EXERCISE REQUIREMENTS: Copy out all the lines exactly. Omit pictures.

Entries from a dataset:
════════════════
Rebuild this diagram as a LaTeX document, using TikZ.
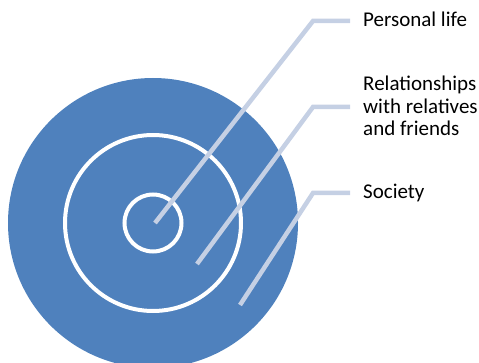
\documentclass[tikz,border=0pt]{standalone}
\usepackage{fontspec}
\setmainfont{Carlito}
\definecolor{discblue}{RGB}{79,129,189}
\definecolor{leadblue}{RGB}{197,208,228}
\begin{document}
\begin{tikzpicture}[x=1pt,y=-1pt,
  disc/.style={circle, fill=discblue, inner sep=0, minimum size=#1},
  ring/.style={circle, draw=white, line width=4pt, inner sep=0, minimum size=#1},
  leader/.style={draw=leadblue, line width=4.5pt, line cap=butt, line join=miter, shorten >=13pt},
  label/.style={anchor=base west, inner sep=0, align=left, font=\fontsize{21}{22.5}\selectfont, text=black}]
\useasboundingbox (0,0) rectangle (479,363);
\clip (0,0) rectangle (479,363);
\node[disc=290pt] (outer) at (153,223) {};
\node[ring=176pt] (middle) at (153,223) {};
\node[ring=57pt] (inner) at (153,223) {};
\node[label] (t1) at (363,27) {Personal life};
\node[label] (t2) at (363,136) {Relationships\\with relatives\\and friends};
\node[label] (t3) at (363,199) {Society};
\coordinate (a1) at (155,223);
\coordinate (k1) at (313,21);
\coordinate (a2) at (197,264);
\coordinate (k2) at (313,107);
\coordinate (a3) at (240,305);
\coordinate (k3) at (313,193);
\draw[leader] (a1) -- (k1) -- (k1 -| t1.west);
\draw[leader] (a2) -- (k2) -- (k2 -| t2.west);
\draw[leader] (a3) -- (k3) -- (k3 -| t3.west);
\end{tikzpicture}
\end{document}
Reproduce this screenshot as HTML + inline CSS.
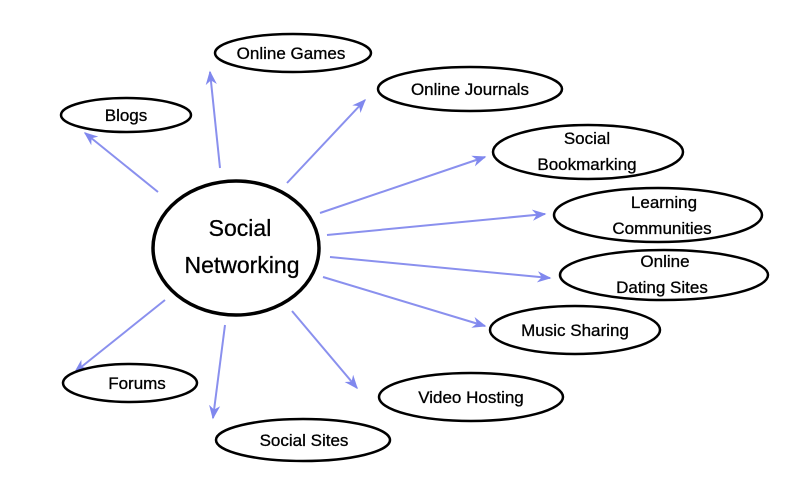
════════════════
TASK RESULT:
Rebuild this diagram as a LaTeX document, using TikZ.
\documentclass[tikz,border=0pt]{standalone}
\usepackage{fontspec}
\setmainfont{Carlito}
\definecolor{discblue}{RGB}{79,129,189}
\definecolor{leadblue}{RGB}{197,208,228}
\begin{document}
\begin{tikzpicture}[x=1pt,y=-1pt,
  disc/.style={circle, fill=discblue, inner sep=0, minimum size=#1},
  ring/.style={circle, draw=white, line width=4pt, inner sep=0, minimum size=#1},
  leader/.style={draw=leadblue, line width=4.5pt, line cap=butt, line join=miter, shorten >=13pt},
  label/.style={anchor=base west, inner sep=0, align=left, font=\fontsize{21}{22.5}\selectfont, text=black}]
\useasboundingbox (0,0) rectangle (479,363);
\clip (0,0) rectangle (479,363);
\node[disc=290pt] (outer) at (153,223) {};
\node[ring=176pt] (middle) at (153,223) {};
\node[ring=57pt] (inner) at (153,223) {};
\node[label] (t1) at (363,27) {Personal life};
\node[label] (t2) at (363,136) {Relationships\\with relatives\\and friends};
\node[label] (t3) at (363,199) {Society};
\coordinate (a1) at (155,223);
\coordinate (k1) at (313,21);
\coordinate (a2) at (197,264);
\coordinate (k2) at (313,107);
\coordinate (a3) at (240,305);
\coordinate (k3) at (313,193);
\draw[leader] (a1) -- (k1) -- (k1 -| t1.west);
\draw[leader] (a2) -- (k2) -- (k2 -| t2.west);
\draw[leader] (a3) -- (k3) -- (k3 -| t3.west);
\end{tikzpicture}
\end{document}
Reproduce this screenshot as HTML + inline CSS.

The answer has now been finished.